Why the Houston Museum of African American Culture Is Displaying a Confederate Statue

The institution describes the move, which arrives amid a reckoning on the U.S.’ history of systemic racism, as “part of healing”

John Guess Jr. in front of Spirit of the Confederacy statue
The museum's CEO emeritus, John Guess Jr., stands in front of the newly installed Spirit of the Confederacy sculpture. Courtesy of the Houston Museum of African American History and Culture

Amid a national reckoning on systemic racism and police brutality, communities across the United States are debating whether sculptures of slaveholders, Confederate leaders and other controversial figures can be displayed without lionizing the individuals they represent.

Now, reports Juan A. Lozano for the Associated Press, a museum in Houston, Texas, is making a case for exhibiting Confederate monuments as a way of acknowledging—and confronting—slavery’s legacy.

“There is a need for our folks to heal. The way you get rid of the pain is to not bury it as if it had never existed, but to confront it and engage with it,” John Guess Jr., the museum’s CEO emeritus, tells the AP. “This allows our community to do [that].”

In June, following protests associated with the Black Lives Matter movement, city officials removed a bronze statue called Spirit of the Confederacy from Sam Houston Park. Sculpted by Italian artist Louis Amateis, the 12-foot-tall monument, which depicts a winged angel swathed in palm leaves, was erected in 1908 by the Robert E. Lee Chapter of the United Daughters of the Confederacy.

Following a brief stint in storage, the sculpture found a new home at the Houston Museum of African American Culture (HMMAC), where it stands in a fenced courtyard opposite a collection of sculpted eyeballs by local artist Bert Long Jr.

“The eyes of Black America are staring at this statue, at this philosophy,” says Guess to the AP. “We are having a standoff.”

Installation of Spirit of the Confederacy
The statue arrived at the museum following a brief stint in storage. Courtesy of the Houston Museum of African American History and Culture

Speaking with Hyperallergic’s Valentina de la Liscia, Guess says that displaying the statue may enable people to heal from systemic racism by giving them the opportunity to learn about the artwork’s history. In 2019, the museum hosted a series of talks titled “Lest We Forget: A National Conversation With the Confederacy”; it also created a fellowship that allows for a resident artist to make pieces that engage with the statue.
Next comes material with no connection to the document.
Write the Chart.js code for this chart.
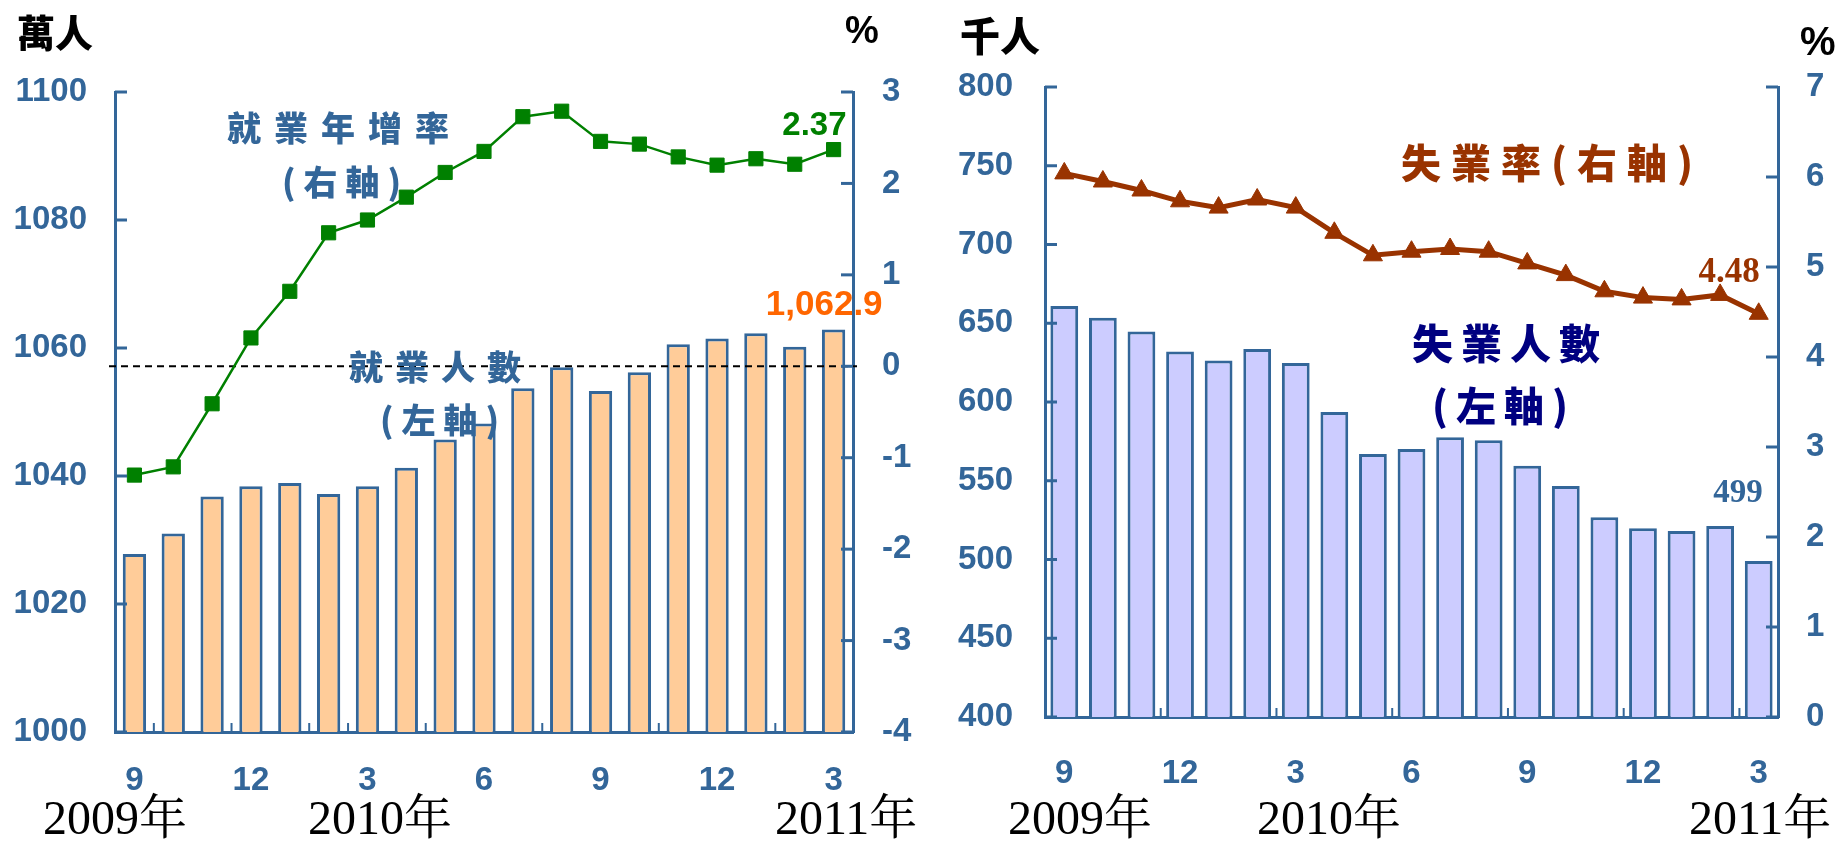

“Healing comes from taking control of negatively impactful symbols and turning them into teaching opportunities to help ensure they never have power again,” Guess tells Hyperallergic.

Some, however, argue that displaying controversial statues does more harm than good.

Reflecting on the museum’s planned installation in June, James Douglas, president of the local chapter of the NAACP, said, “I don’t believe that a statue honoring individuals that fought to continue the enslavement of my people and destroy this nation of ours should exist anywhere on the face of the Earth.”

In response to the deaths of George Floyd, Breonna Taylor and other victims of police brutality, many black Americans have called for the removal of Confederate monuments across the country. Between Floyd’s death on May 25 and August 19, notes Molly Glentzer for the Houston Chronicle, 59 such sculptures were removed—a higher figure than the previous three years combined.

Though supporters of keeping Confederate statues on view often “claim that today’s objections to the monuments are merely the product of contemporary political correctness, they were actively opposed at the time, often by African Americans, as instruments of white power,” wrote Brian Palmer and Seth Freed Wessler in a 2018 Smithsonian magazine investigation on the costs of the Confederacy.

“Far from simply being markers of historic events and people, as proponents argue, these memorials were created and funded by Jim Crow governments to pay homage to a slave-owning society and to serve as blunt assertions of dominance over African Americans,” the pair added.

Spirit of the Confederacy statue
City officials removed the statue, which now stands in a courtyard at the museum, from Sam Houston Park in June. Courtesy of the Houston Museum of African American History and Culture

In his interview with the AP, Guess acknowledged that displaying Confederate monuments can cause discomfort but maintained that it is necessary to discuss their legacies.

He added, “We don’t get past that pain and get to healing without at times confronting them.”

Lecia Brooks, chief of staff at the Southern Poverty Law Center, which catalogs Confederate monuments around the U.S., agrees with Guess’ sentiment.

“One of the problems with these huge outdoor statues is that they don’t say anything. There’s no context,” she tells the Chronicle.

By placing Spirit of the Confederacy in an African American museum, Brooks says, the statue gains “a whole new story.”

For now, the monument—surrounded by fencing to ensure passersby can’t see it from the street—remains inaccessible to the public. Per the Chronicle, the recontexualized Spirit of the Confederacy will make its debut via a new, interactive website in the near future. Eventually, the AP notes, visitors will be permitted to view the sculpture in person by appointment.